Start of Source material

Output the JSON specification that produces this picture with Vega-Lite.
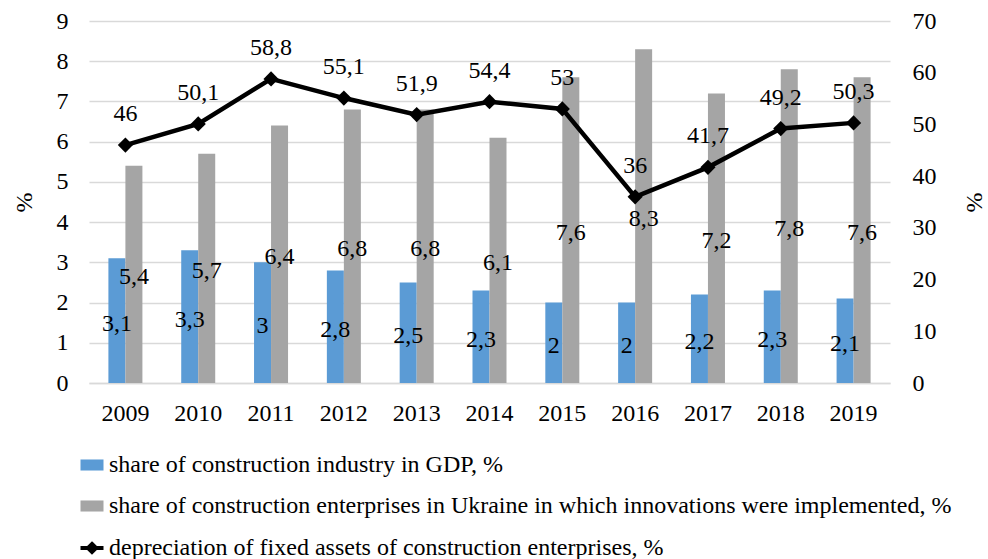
{
  "$schema": "https://vega.github.io/schema/vega-lite/v6.json",
  "width": 801,
  "height": 362,
  "autosize": {"type": "none"},
  "padding": {"left": 89, "top": 21, "right": 98, "bottom": 176},
  "background": "white",
  "config": {
    "font": "Times New Roman, Liberation Serif, serif",
    "view": {"stroke": null},
    "locale": {"number": {"decimal": ",", "thousands": " ", "grouping": [3], "currency": ["", ""]}},
    "axis": {"labelFont": "Times New Roman, Liberation Serif, serif", "labelFontSize": 24, "labelColor": "#000000", "titleFont": "Times New Roman, Liberation Serif, serif", "titleFontSize": 24, "titleFontWeight": "normal", "titleColor": "#000000", "ticks": false},
    "legend": {"labelFont": "Times New Roman, Liberation Serif, serif", "labelFontSize": 24, "labelColor": "#000000"}
  },
  "datasets": {
    "bars": [
      {"year": "2009", "series": "share of construction industry in GDP, %", "value": 3.1},
      {"year": "2010", "series": "share of construction industry in GDP, %", "value": 3.3},
      {"year": "2011", "series": "share of construction industry in GDP, %", "value": 3.0},
      {"year": "2012", "series": "share of construction industry in GDP, %", "value": 2.8},
      {"year": "2013", "series": "share of construction industry in GDP, %", "value": 2.5},
      {"year": "2014", "series": "share of construction industry in GDP, %", "value": 2.3},
      {"year": "2015", "series": "share of construction industry in GDP, %", "value": 2.0},
      {"year": "2016", "series": "share of construction industry in GDP, %", "value": 2.0},
      {"year": "2017", "series": "share of construction industry in GDP, %", "value": 2.2},
      {"year": "2018", "series": "share of construction industry in GDP, %", "value": 2.3},
      {"year": "2019", "series": "share of construction industry in GDP, %", "value": 2.1},
      {"year": "2009", "series": "share of construction enterprises in Ukraine in which innovations were implemented, %", "value": 5.4},
      {"year": "2010", "series": "share of construction enterprises in Ukraine in which innovations were implemented, %", "value": 5.7},
      {"year": "2011", "series": "share of construction enterprises in Ukraine in which innovations were implemented, %", "value": 6.4},
      {"year": "2012", "series": "share of construction enterprises in Ukraine in which innovations were implemented, %", "value": 6.8},
      {"year": "2013", "series": "share of construction enterprises in Ukraine in which innovations were implemented, %", "value": 6.8},
      {"year": "2014", "series": "share of construction enterprises in Ukraine in which innovations were implemented, %", "value": 6.1},
      {"year": "2015", "series": "share of construction enterprises in Ukraine in which innovations were implemented, %", "value": 7.6},
      {"year": "2016", "series": "share of construction enterprises in Ukraine in which innovations were implemented, %", "value": 8.3},
      {"year": "2017", "series": "share of construction enterprises in Ukraine in which innovations were implemented, %", "value": 7.2},
      {"year": "2018", "series": "share of construction enterprises in Ukraine in which innovations were implemented, %", "value": 7.8},
      {"year": "2019", "series": "share of construction enterprises in Ukraine in which innovations were implemented, %", "value": 7.6}
    ],
    "dep": [
      {"year": "2009", "value": 46},
      {"year": "2010", "value": 50.1},
      {"year": "2011", "value": 58.8},
      {"year": "2012", "value": 55.1},
      {"year": "2013", "value": 51.9},
      {"year": "2014", "value": 54.4},
      {"year": "2015", "value": 53},
      {"year": "2016", "value": 36},
      {"year": "2017", "value": 41.7},
      {"year": "2018", "value": 49.2},
      {"year": "2019", "value": 50.3}
    ]
  },
  "resolve": {"scale": {"y": "independent"}},
  "layer": [
    {
      "data": {"name": "bars"},
      "mark": {"type": "bar"},
      "encoding": {
        "x": {"field": "year", "type": "nominal", "sort": null,
              "scale": {"paddingInner": 0.533, "paddingOuter": 0.2665},
              "axis": {"title": null, "labelAngle": 0, "domainColor": "#D9D9D9", "domainWidth": 1.5, "labelPadding": 18}},
        "xOffset": {"field": "series", "type": "nominal", "sort": null,
                    "scale": {"domain": ["share of construction industry in GDP, %", "share of construction enterprises in Ukraine in which innovations were implemented, %"], "paddingInner": 0, "paddingOuter": 0}},
        "y": {"field": "value", "type": "quantitative",
              "scale": {"domain": [0, 9], "nice": false},
              "axis": {"orient": "left", "title": "%", "titleAngle": 270, "titlePadding": 20, "values": [0,1,2,3,4,5,6,7,8,9], "grid": true, "gridColor": "#D9D9D9", "gridWidth": 1.5, "domain": false, "labelPadding": 21}},
        "color": {"field": "series", "type": "nominal", "sort": null,
                  "scale": {"domain": ["share of construction industry in GDP, %", "share of construction enterprises in Ukraine in which innovations were implemented, %", "depreciation of fixed assets of construction enterprises, %"],
                            "range": ["#5B9BD5", "#A5A5A5", "#000000"]},
                  "legend": {"title": null, "orient": "none", "legendX": -9, "legendY": 432, "direction": "vertical",
                             "labelLimit": 1000, "symbolSize": 529, "rowPadding": 17, "labelOffset": 5,
                             "encode": {"symbols": {"update": {
                               "shape": {"signal": "datum.value === 'depreciation of fixed assets of construction enterprises, %' ? 'M-1,0H1M0,-0.35L0.35,0L0,0.35L-0.35,0Z' : 'M-1,-0.48H1V0.48H-1Z'"},
                               "fill": {"signal": "datum.value === 'share of construction industry in GDP, %' ? '#5B9BD5' : (datum.value === 'depreciation of fixed assets of construction enterprises, %' ? '#000000' : '#A5A5A5')"},
                               "stroke": {"signal": "datum.value === 'depreciation of fixed assets of construction enterprises, %' ? '#000000' : 'transparent'"},
                               "strokeWidth": {"signal": "datum.value === 'depreciation of fixed assets of construction enterprises, %' ? 4 : 0"},
                               "opacity": {"value": 1}
                             }}}}}
      }
    },
    {
      "data": {"name": "bars"},
      "mark": {"type": "text", "baseline": "middle", "align": "center", "dy": 3, "fontSize": 24, "font": "Times New Roman, Liberation Serif, serif", "color": "#000000"},
      "encoding": {
        "x": {"field": "year", "type": "nominal", "sort": null},
        "xOffset": {"field": "series", "type": "nominal", "sort": null},
        "y": {"field": "value", "type": "quantitative", "scale": {"domain": [0, 18], "nice": false}, "axis": null},
        "text": {"field": "value", "type": "quantitative", "format": ".1~f"}
      }
    },
    {
      "data": {"name": "dep"},
      "encoding": {
        "x": {"field": "year", "type": "nominal", "sort": null},
        "y": {"field": "value", "type": "quantitative",
              "scale": {"domain": [0, 70], "nice": false},
              "axis": {"orient": "right", "title": "%", "titleAngle": 270, "titlePadding": 50, "values": [0,10,20,30,40,50,60,70], "grid": false, "domain": false, "labelPadding": 22}}
      },
      "layer": [
        {"mark": {"type": "line", "color": "#000000", "strokeWidth": 4.5}},
        {"mark": {"type": "point", "shape": "diamond", "filled": true, "size": 230, "color": "#000000", "opacity": 1}},
        {"mark": {"type": "text", "baseline": "middle", "align": "center", "dy": -31, "fontSize": 24, "font": "Times New Roman, Liberation Serif, serif", "color": "#000000"},
         "encoding": {"text": {"field": "value", "type": "quantitative", "format": ".1~f"}}}
      ]
    }
  ]
}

End of Source material

> **Problem to solve**: Transcribe the listing above verbatim. Omit the pictures.

> **Response**:
Output the JSON specification that produces this picture with Vega-Lite.
{
  "$schema": "https://vega.github.io/schema/vega-lite/v6.json",
  "width": 801,
  "height": 362,
  "autosize": {"type": "none"},
  "padding": {"left": 89, "top": 21, "right": 98, "bottom": 176},
  "background": "white",
  "config": {
    "font": "Times New Roman, Liberation Serif, serif",
    "view": {"stroke": null},
    "locale": {"number": {"decimal": ",", "thousands": " ", "grouping": [3], "currency": ["", ""]}},
    "axis": {"labelFont": "Times New Roman, Liberation Serif, serif", "labelFontSize": 24, "labelColor": "#000000", "titleFont": "Times New Roman, Liberation Serif, serif", "titleFontSize": 24, "titleFontWeight": "normal", "titleColor": "#000000", "ticks": false},
    "legend": {"labelFont": "Times New Roman, Liberation Serif, serif", "labelFontSize": 24, "labelColor": "#000000"}
  },
  "datasets": {
    "bars": [
      {"year": "2009", "series": "share of construction industry in GDP, %", "value": 3.1},
      {"year": "2010", "series": "share of construction industry in GDP, %", "value": 3.3},
      {"year": "2011", "series": "share of construction industry in GDP, %", "value": 3.0},
      {"year": "2012", "series": "share of construction industry in GDP, %", "value": 2.8},
      {"year": "2013", "series": "share of construction industry in GDP, %", "value": 2.5},
      {"year": "2014", "series": "share of construction industry in GDP, %", "value": 2.3},
      {"year": "2015", "series": "share of construction industry in GDP, %", "value": 2.0},
      {"year": "2016", "series": "share of construction industry in GDP, %", "value": 2.0},
      {"year": "2017", "series": "share of construction industry in GDP, %", "value": 2.2},
      {"year": "2018", "series": "share of construction industry in GDP, %", "value": 2.3},
      {"year": "2019", "series": "share of construction industry in GDP, %", "value": 2.1},
      {"year": "2009", "series": "share of construction enterprises in Ukraine in which innovations were implemented, %", "value": 5.4},
      {"year": "2010", "series": "share of construction enterprises in Ukraine in which innovations were implemented, %", "value": 5.7},
      {"year": "2011", "series": "share of construction enterprises in Ukraine in which innovations were implemented, %", "value": 6.4},
      {"year": "2012", "series": "share of construction enterprises in Ukraine in which innovations were implemented, %", "value": 6.8},
      {"year": "2013", "series": "share of construction enterprises in Ukraine in which innovations were implemented, %", "value": 6.8},
      {"year": "2014", "series": "share of construction enterprises in Ukraine in which innovations were implemented, %", "value": 6.1},
      {"year": "2015", "series": "share of construction enterprises in Ukraine in which innovations were implemented, %", "value": 7.6},
      {"year": "2016", "series": "share of construction enterprises in Ukraine in which innovations were implemented, %", "value": 8.3},
      {"year": "2017", "series": "share of construction enterprises in Ukraine in which innovations were implemented, %", "value": 7.2},
      {"year": "2018", "series": "share of construction enterprises in Ukraine in which innovations were implemented, %", "value": 7.8},
      {"year": "2019", "series": "share of construction enterprises in Ukraine in which innovations were implemented, %", "value": 7.6}
    ],
    "dep": [
      {"year": "2009", "value": 46},
      {"year": "2010", "value": 50.1},
      {"year": "2011", "value": 58.8},
      {"year": "2012", "value": 55.1},
      {"year": "2013", "value": 51.9},
      {"year": "2014", "value": 54.4},
      {"year": "2015", "value": 53},
      {"year": "2016", "value": 36},
      {"year": "2017", "value": 41.7},
      {"year": "2018", "value": 49.2},
      {"year": "2019", "value": 50.3}
    ]
  },
  "resolve": {"scale": {"y": "independent"}},
  "layer": [
    {
      "data": {"name": "bars"},
      "mark": {"type": "bar"},
      "encoding": {
        "x": {"field": "year", "type": "nominal", "sort": null,
              "scale": {"paddingInner": 0.533, "paddingOuter": 0.2665},
              "axis": {"title": null, "labelAngle": 0, "domainColor": "#D9D9D9", "domainWidth": 1.5, "labelPadding": 18}},
        "xOffset": {"field": "series", "type": "nominal", "sort": null,
                    "scale": {"domain": ["share of construction industry in GDP, %", "share of construction enterprises in Ukraine in which innovations were implemented, %"], "paddingInner": 0, "paddingOuter": 0}},
        "y": {"field": "value", "type": "quantitative",
              "scale": {"domain": [0, 9], "nice": false},
              "axis": {"orient": "left", "title": "%", "titleAngle": 270, "titlePadding": 20, "values": [0,1,2,3,4,5,6,7,8,9], "grid": true, "gridColor": "#D9D9D9", "gridWidth": 1.5, "domain": false, "labelPadding": 21}},
        "color": {"field": "series", "type": "nominal", "sort": null,
                  "scale": {"domain": ["share of construction industry in GDP, %", "share of construction enterprises in Ukraine in which innovations were implemented, %", "depreciation of fixed assets of construction enterprises, %"],
                            "range": ["#5B9BD5", "#A5A5A5", "#000000"]},
                  "legend": {"title": null, "orient": "none", "legendX": -9, "legendY": 432, "direction": "vertical",
                             "labelLimit": 1000, "symbolSize": 529, "rowPadding": 17, "labelOffset": 5,
                             "encode": {"symbols": {"update": {
                               "shape": {"signal": "datum.value === 'depreciation of fixed assets of construction enterprises, %' ? 'M-1,0H1M0,-0.35L0.35,0L0,0.35L-0.35,0Z' : 'M-1,-0.48H1V0.48H-1Z'"},
                               "fill": {"signal": "datum.value === 'share of construction industry in GDP, %' ? '#5B9BD5' : (datum.value === 'depreciation of fixed assets of construction enterprises, %' ? '#000000' : '#A5A5A5')"},
                               "stroke": {"signal": "datum.value === 'depreciation of fixed assets of construction enterprises, %' ? '#000000' : 'transparent'"},
                               "strokeWidth": {"signal": "datum.value === 'depreciation of fixed assets of construction enterprises, %' ? 4 : 0"},
                               "opacity": {"value": 1}
                             }}}}}
      }
    },
    {
      "data": {"name": "bars"},
      "mark": {"type": "text", "baseline": "middle", "align": "center", "dy": 3, "fontSize": 24, "font": "Times New Roman, Liberation Serif, serif", "color": "#000000"},
      "encoding": {
        "x": {"field": "year", "type": "nominal", "sort": null},
        "xOffset": {"field": "series", "type": "nominal", "sort": null},
        "y": {"field": "value", "type": "quantitative", "scale": {"domain": [0, 18], "nice": false}, "axis": null},
        "text": {"field": "value", "type": "quantitative", "format": ".1~f"}
      }
    },
    {
      "data": {"name": "dep"},
      "encoding": {
        "x": {"field": "year", "type": "nominal", "sort": null},
        "y": {"field": "value", "type": "quantitative",
              "scale": {"domain": [0, 70], "nice": false},
              "axis": {"orient": "right", "title": "%", "titleAngle": 270, "titlePadding": 50, "values": [0,10,20,30,40,50,60,70], "grid": false, "domain": false, "labelPadding": 22}}
      },
      "layer": [
        {"mark": {"type": "line", "color": "#000000", "strokeWidth": 4.5}},
        {"mark": {"type": "point", "shape": "diamond", "filled": true, "size": 230, "color": "#000000", "opacity": 1}},
        {"mark": {"type": "text", "baseline": "middle", "align": "center", "dy": -31, "fontSize": 24, "font": "Times New Roman, Liberation Serif, serif", "color": "#000000"},
         "encoding": {"text": {"field": "value", "type": "quantitative", "format": ".1~f"}}}
      ]
    }
  ]
}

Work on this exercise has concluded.